Domenica 2 febbraio 2025 - Presentazione del Signore (Lc 2,22-40)
Per secoli nell’Antico Testamento si è coltivata l’attesa e la certezza che un giorno Dio si sarebbe mostrato con tutta la sua forza contro chi non osservava la sua Legge. Ma con sorpresa entra nella storia in un modo del tutto inatteso. Ci si attendeva un suo ingresso trionfale nel santuario, fra schiere di angeli, giudice severo, pronto a condannare e invece entra come neonato debole, indifeso, avvolto in fasce, che ancora non parla. Non sono i sacerdoti ad accoglierlo, ma due laici anziani Simeone e Anna, innamorati della vita, di Dio, che non smettono di sperare. Gesù, infatti, non appartiene all’istituzione, alla gerarchia, non è dei preti, ma dell’umanità intera. Simeone prendendo in braccio il bambino dice: «I miei occhi hanno visto la salvezza di tutti». Ma quale salvezza hanno visto? Solo un bambino: Dio che si fa carne, storia amata, luce nel buio.
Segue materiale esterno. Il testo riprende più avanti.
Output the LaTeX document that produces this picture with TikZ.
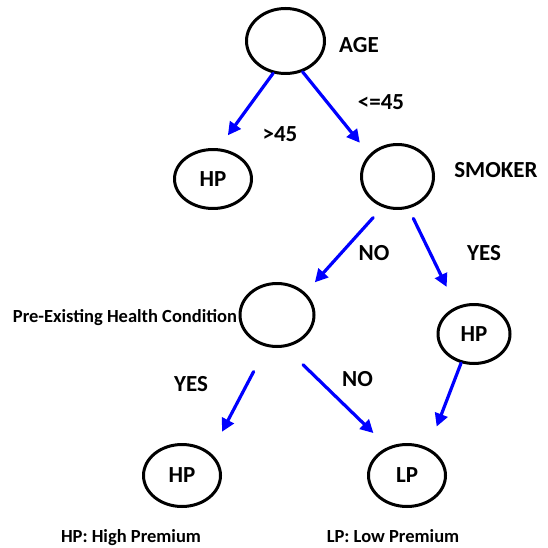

E Simeone aggiunge: «Egli è qui per la caduta, la risurrezione, …segno di contraddizione». Queste parole diventano preghiera. Fa “cadere” o Signore le mie sicurezze, il mio orgoglio, la mia presunzione. “Contraddici” i miei pensieri con i tuoi pensieri, demolisci le mie posizioni con la tua proposta di amore, contesta la mia visione del mondo con la tua, demolisci le mie sicurezze. Sii tu la mia “risurrezione” quanto cado a terra e non mi rialzo, sii tu la mia rinascita quando mi sembra che tutto sia finito, sii tu la mia rifioritura quando le stagioni della vita mi impediscono di fiorire. Sii tu la mia “risurrezione” quando sperimento l’inferno, la delusione, il tradimento, l’infedeltà. È così che Simeone e Anna, con gli occhi velati dalla vecchiaia e forse con qualche cataratta, se ne tornarono al magistero della famiglia senza smettere di vedere nel Bambino la Speranza fatta carne.